::: RECORDED DATA :::

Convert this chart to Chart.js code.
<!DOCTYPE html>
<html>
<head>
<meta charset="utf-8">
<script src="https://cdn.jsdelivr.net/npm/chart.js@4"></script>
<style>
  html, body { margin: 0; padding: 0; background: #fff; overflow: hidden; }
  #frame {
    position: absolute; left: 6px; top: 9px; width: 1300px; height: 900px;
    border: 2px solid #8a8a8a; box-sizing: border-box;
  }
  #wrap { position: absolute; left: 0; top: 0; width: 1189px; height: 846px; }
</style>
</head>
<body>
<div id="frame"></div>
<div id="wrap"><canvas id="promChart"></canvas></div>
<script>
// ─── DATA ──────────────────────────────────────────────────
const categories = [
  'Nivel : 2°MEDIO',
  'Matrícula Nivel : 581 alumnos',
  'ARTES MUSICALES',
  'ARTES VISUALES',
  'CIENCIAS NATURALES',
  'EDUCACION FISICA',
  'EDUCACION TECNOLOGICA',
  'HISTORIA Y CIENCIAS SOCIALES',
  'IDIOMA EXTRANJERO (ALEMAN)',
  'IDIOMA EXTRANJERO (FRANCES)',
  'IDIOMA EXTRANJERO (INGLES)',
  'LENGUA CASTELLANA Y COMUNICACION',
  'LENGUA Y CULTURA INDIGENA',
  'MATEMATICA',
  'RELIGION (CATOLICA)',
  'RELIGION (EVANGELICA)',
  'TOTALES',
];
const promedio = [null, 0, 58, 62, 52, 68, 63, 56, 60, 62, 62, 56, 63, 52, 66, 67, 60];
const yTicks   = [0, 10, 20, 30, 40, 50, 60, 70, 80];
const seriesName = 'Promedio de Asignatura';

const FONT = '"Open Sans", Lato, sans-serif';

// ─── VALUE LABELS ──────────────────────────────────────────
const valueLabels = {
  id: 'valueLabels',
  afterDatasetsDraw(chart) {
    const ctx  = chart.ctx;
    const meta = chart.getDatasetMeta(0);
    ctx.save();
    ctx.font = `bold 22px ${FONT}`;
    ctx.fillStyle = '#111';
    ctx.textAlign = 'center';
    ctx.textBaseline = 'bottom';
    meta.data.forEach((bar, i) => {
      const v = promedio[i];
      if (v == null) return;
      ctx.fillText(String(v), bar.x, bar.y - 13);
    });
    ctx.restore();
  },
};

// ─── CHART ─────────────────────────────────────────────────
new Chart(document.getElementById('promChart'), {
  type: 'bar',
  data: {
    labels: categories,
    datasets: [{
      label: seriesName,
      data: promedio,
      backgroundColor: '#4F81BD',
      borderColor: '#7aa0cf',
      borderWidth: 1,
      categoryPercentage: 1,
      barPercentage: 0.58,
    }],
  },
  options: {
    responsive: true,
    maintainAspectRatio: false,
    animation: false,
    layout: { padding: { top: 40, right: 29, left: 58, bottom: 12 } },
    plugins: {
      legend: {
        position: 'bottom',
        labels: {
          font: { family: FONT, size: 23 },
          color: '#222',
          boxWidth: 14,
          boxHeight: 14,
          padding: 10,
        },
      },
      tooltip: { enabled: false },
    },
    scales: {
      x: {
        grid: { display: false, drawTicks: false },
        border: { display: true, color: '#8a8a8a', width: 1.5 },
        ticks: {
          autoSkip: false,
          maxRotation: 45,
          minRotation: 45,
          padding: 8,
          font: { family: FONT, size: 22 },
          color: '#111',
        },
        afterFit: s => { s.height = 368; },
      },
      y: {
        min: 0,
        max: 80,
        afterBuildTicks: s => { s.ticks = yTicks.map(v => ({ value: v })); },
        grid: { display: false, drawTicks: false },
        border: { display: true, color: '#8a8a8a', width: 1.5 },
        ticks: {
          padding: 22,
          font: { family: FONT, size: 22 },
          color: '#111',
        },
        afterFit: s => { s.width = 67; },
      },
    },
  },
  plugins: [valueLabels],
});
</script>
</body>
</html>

:::

YOUR INSTRUCTIONS: Every line above should be printed again exactly as it stands.

RESPONSE BELOW:
Convert this chart to Chart.js code.
<!DOCTYPE html>
<html>
<head>
<meta charset="utf-8">
<script src="https://cdn.jsdelivr.net/npm/chart.js@4"></script>
<style>
  html, body { margin: 0; padding: 0; background: #fff; overflow: hidden; }
  #frame {
    position: absolute; left: 6px; top: 9px; width: 1300px; height: 900px;
    border: 2px solid #8a8a8a; box-sizing: border-box;
  }
  #wrap { position: absolute; left: 0; top: 0; width: 1189px; height: 846px; }
</style>
</head>
<body>
<div id="frame"></div>
<div id="wrap"><canvas id="promChart"></canvas></div>
<script>
// ─── DATA ──────────────────────────────────────────────────
const categories = [
  'Nivel : 2°MEDIO',
  'Matrícula Nivel : 581 alumnos',
  'ARTES MUSICALES',
  'ARTES VISUALES',
  'CIENCIAS NATURALES',
  'EDUCACION FISICA',
  'EDUCACION TECNOLOGICA',
  'HISTORIA Y CIENCIAS SOCIALES',
  'IDIOMA EXTRANJERO (ALEMAN)',
  'IDIOMA EXTRANJERO (FRANCES)',
  'IDIOMA EXTRANJERO (INGLES)',
  'LENGUA CASTELLANA Y COMUNICACION',
  'LENGUA Y CULTURA INDIGENA',
  'MATEMATICA',
  'RELIGION (CATOLICA)',
  'RELIGION (EVANGELICA)',
  'TOTALES',
];
const promedio = [null, 0, 58, 62, 52, 68, 63, 56, 60, 62, 62, 56, 63, 52, 66, 67, 60];
const yTicks   = [0, 10, 20, 30, 40, 50, 60, 70, 80];
const seriesName = 'Promedio de Asignatura';

const FONT = '"Open Sans", Lato, sans-serif';

// ─── VALUE LABELS ──────────────────────────────────────────
const valueLabels = {
  id: 'valueLabels',
  afterDatasetsDraw(chart) {
    const ctx  = chart.ctx;
    const meta = chart.getDatasetMeta(0);
    ctx.save();
    ctx.font = `bold 22px ${FONT}`;
    ctx.fillStyle = '#111';
    ctx.textAlign = 'center';
    ctx.textBaseline = 'bottom';
    meta.data.forEach((bar, i) => {
      const v = promedio[i];
      if (v == null) return;
      ctx.fillText(String(v), bar.x, bar.y - 13);
    });
    ctx.restore();
  },
};

// ─── CHART ─────────────────────────────────────────────────
new Chart(document.getElementById('promChart'), {
  type: 'bar',
  data: {
    labels: categories,
    datasets: [{
      label: seriesName,
      data: promedio,
      backgroundColor: '#4F81BD',
      borderColor: '#7aa0cf',
      borderWidth: 1,
      categoryPercentage: 1,
      barPercentage: 0.58,
    }],
  },
  options: {
    responsive: true,
    maintainAspectRatio: false,
    animation: false,
    layout: { padding: { top: 40, right: 29, left: 58, bottom: 12 } },
    plugins: {
      legend: {
        position: 'bottom',
        labels: {
          font: { family: FONT, size: 23 },
          color: '#222',
          boxWidth: 14,
          boxHeight: 14,
          padding: 10,
        },
      },
      tooltip: { enabled: false },
    },
    scales: {
      x: {
        grid: { display: false, drawTicks: false },
        border: { display: true, color: '#8a8a8a', width: 1.5 },
        ticks: {
          autoSkip: false,
          maxRotation: 45,
          minRotation: 45,
          padding: 8,
          font: { family: FONT, size: 22 },
          color: '#111',
        },
        afterFit: s => { s.height = 368; },
      },
      y: {
        min: 0,
        max: 80,
        afterBuildTicks: s => { s.ticks = yTicks.map(v => ({ value: v })); },
        grid: { display: false, drawTicks: false },
        border: { display: true, color: '#8a8a8a', width: 1.5 },
        ticks: {
          padding: 22,
          font: { family: FONT, size: 22 },
          color: '#111',
        },
        afterFit: s => { s.width = 67; },
      },
    },
  },
  plugins: [valueLabels],
});
</script>
</body>
</html>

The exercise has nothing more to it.